Hitchhiking Preparation: Maps

 

Hitchhiking Maps: Good Trip Architecture

The Overview: Choosing your route, making intelligent signs, taking only useful rides are all easiest with a decent map.

A high detail map which covers the area of your trip is worth the 5 or seven bucks you'll pay at your local book shop. If you don't want to pay for a map - head for a tourist spot: hotel, airport, bus station, tourist information booth - there you can page through the "Visit Manitoba!" type pamphlets for something with a decent map. Rental car places have the best free maps.

In choosing a hitchhiking map, find something which covers your trip and which has road numbers for the roads you'll be traveling. Ideal is a map which also shows rest areas and gas stations - they're good places to grab your next ride.

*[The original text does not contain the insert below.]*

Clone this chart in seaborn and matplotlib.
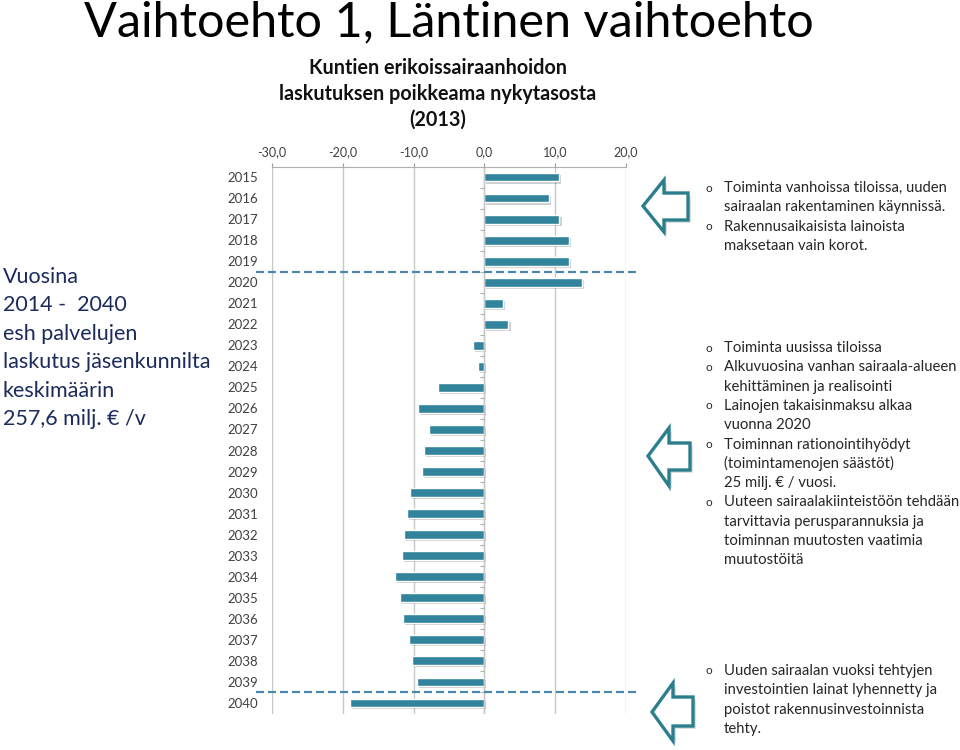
import numpy as np
import pandas as pd
import matplotlib
matplotlib.use("Agg")
import matplotlib.pyplot as plt
import matplotlib.patheffects as pe
from matplotlib.patches import Polygon
import seaborn as sns

# ----------------------------
# Data
# ----------------------------
years = [str(y) for y in range(2015, 2041)]
deviation = [10.5, 9.1, 10.6, 12.0, 12.0, 13.8, 2.6, 3.4, -1.6, -0.9,
             -6.5, -9.4, -7.8, -8.5, -8.8, -10.5, -10.9, -11.4, -11.7, -12.6,
             -11.9, -11.5, -10.6, -10.2, -9.5, -19.0]
x_ticks = [-30, -20, -10, 0, 10, 20]

main_title = "Vaihtoehto 1, Läntinen vaihtoehto"
chart_title = ["Kuntien erikoissairaanhoidon",
               "laskutuksen poikkeama nykytasosta",
               "(2013)"]
left_lines = ["Vuosina", "2014 -  2040", "esh palvelujen",
              "laskutus jäsenkunnilta", "keskimäärin", "257,6 milj. € /v"]

notes_1 = [("o", "Toiminta vanhoissa tiloissa, uuden"),
           ("", "sairaalan rakentaminen käynnissä."),
           ("o", "Rakennusaikaisista lainoista"),
           ("", "maksetaan vain korot.")]
notes_2 = [("o", "Toiminta uusissa tiloissa"),
           ("o", "Alkuvuosina vanhan sairaala-alueen"),
           ("", "kehittäminen ja realisointi"),
           ("o", "Lainojen takaisinmaksu alkaa"),
           ("", "vuonna 2020"),
           ("o", "Toiminnan rationointihyödyt"),
           ("", "(toimintamenojen säästöt)"),
           ("", "25 milj. € / vuosi."),
           ("o", "Uuteen sairaalakiinteistöön tehdään"),
           ("", "tarvittavia perusparannuksia ja"),
           ("", "toiminnan muutosten vaatimia"),
           ("", "muutostöitä")]
notes_3 = [("o", "Uuden sairaalan vuoksi tehtyjen"),
           ("", "investointien lainat lyhennetty ja"),
           ("", "poistot rakennusinvestoinnista"),
           ("", "tehty.")]

df = pd.DataFrame({"year": years, "value": deviation})

# ----------------------------
# Style
# ----------------------------
sns.set_style("white")
plt.rcParams['font.family'] = ['Lato', 'DejaVu Sans']

W, H = 960, 750
fig = plt.figure(figsize=(9.6, 7.5), dpi=100)

def fx(px):
    return px / W

def fy(py):
    return 1 - py / H

bar_color = "#31849B"
teal = "#2B7F8C"
dash_color = "#4A88AE"

# ----------------------------
# Bar chart
# ----------------------------
ax = fig.add_axes([fx(272), fy(713.5), fx(626) - fx(272), (713.5 - 166.5) / H])
sns.barplot(data=df, x="value", y="year", orient="h", color=bar_color,
            width=0.42, saturation=1, ax=ax)
for bar in ax.patches:
    bar.set_path_effects([pe.SimplePatchShadow(offset=(1.5, -1.5), alpha=0.22),
                          pe.Normal()])

ax.set_xlim(-30, 20)
ax.set_ylim(len(years) - 0.5, -0.5)
ax.xaxis.tick_top()
ax.set_xticks(x_ticks)
ax.set_xticklabels([f"{t:.1f}".replace(".", ",") for t in x_ticks])
ax.tick_params(axis="x", colors="#9a9a9a", labelcolor="#404040",
               labelsize=9, length=3, width=0.8, pad=3, top=True, bottom=False)
ax.tick_params(axis="y", length=0, labelsize=9.5, labelcolor="#404040", pad=10)
ax.set_xlabel("")
ax.set_ylabel("")
ax.grid(axis="x", color="#c8c8c8", lw=1)
ax.set_axisbelow(True)
for s in ["left", "right", "bottom"]:
    ax.spines[s].set_visible(False)
ax.spines["top"].set_color("#b0b0b0")
ax.spines["top"].set_linewidth(0.8)

# vertical category axis at zero with ticks between categories
ax.axvline(0, color="#c8c8c8", lw=1, zorder=1)
ax.hlines(np.arange(len(years)) + 0.5, -0.6, 0, color="#b0b0b0", lw=0.8, zorder=1)

# dashed period separators
for yv in [4.5, 24.5]:
    ax.axhline(yv, xmin=-0.045, xmax=1.04, color=dash_color, lw=1.6,
               ls=(0, (3.6, 1.8)), clip_on=False, zorder=5)

# ----------------------------
# Titles and texts
# ----------------------------
fig.text(fx(449), fy(22), main_title, ha="center", va="center",
         fontsize=35, color="#000000")
for i, line in enumerate(chart_title):
    fig.text(fx(438), fy(68 + 26 * i), line, ha="center", va="center",
             fontsize=14.2, fontweight="bold", color="#111111")

for i, line in enumerate(left_lines):
    fig.text(fx(3), fy(277 + 28.4 * i), line, ha="left", va="center",
             fontsize=15.5, color="#1B2B5C")

def notes(items, y0):
    for i, (b, t) in enumerate(items):
        yy = fy(y0 + 19.3 * i)
        if b:
            fig.text(fx(705), yy, b, ha="left", va="center", fontsize=8.5,
                     color="#262626")
        fig.text(fx(724), yy, t, ha="left", va="center", fontsize=10.7,
                 color="#262626")

notes(notes_1, 188)
notes(notes_2, 348)
notes(notes_3, 671)

# ----------------------------
# Arrows
# ----------------------------
def arrow(tip_x, tip_y, head_top, head_bot, base_x, sh_top, sh_bot, right_x):
    pts = [(tip_x, tip_y), (base_x, head_top), (base_x, sh_top),
           (right_x, sh_top), (right_x, sh_bot), (base_x, sh_bot),
           (base_x, head_bot)]
    pts = [(fx(x), fy(y)) for x, y in pts]
    poly = Polygon(pts, closed=True, transform=fig.transFigure,
                   facecolor="white", edgecolor=teal, lw=2.4, joinstyle="miter")
    poly.set_path_effects([pe.SimplePatchShadow(offset=(2, -2), alpha=0.22),
                           pe.Normal()])
    fig.add_artist(poly)

arrow(643, 206, 180, 232, 664, 193, 220, 688)
arrow(648, 456, 428, 486, 669, 443, 470, 690)
arrow(652, 712, 683, 741, 673, 697, 726, 693)

fig.savefig("out.png", dpi=100)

The premise is this: we don't want to resume hitchhiking where we'll never again get a ride. So, if we catch a decent ride, say someone going a hundred miles in our direction, but their destination, the place where they will leave us is a shit-I'll-have-to-sleep-here-tonight town on the side of the interstate. No on-ramp back onto the interstate, no gas station, no where near anything. With this ride we may, if we consult our trusty map, find that we should take the ride but get dropped off at the Flying J's Truck Stop 30 miles before their destination. (The Flying J's or the rest area along the way.) There we're sure to get another ride. It's easy to hitchhike away from truck stops and rest areas.

The Resolve: Don't get left at an on-ramp for local farming tractors. Get a decent Hitchhiking Map - it gives us foresight.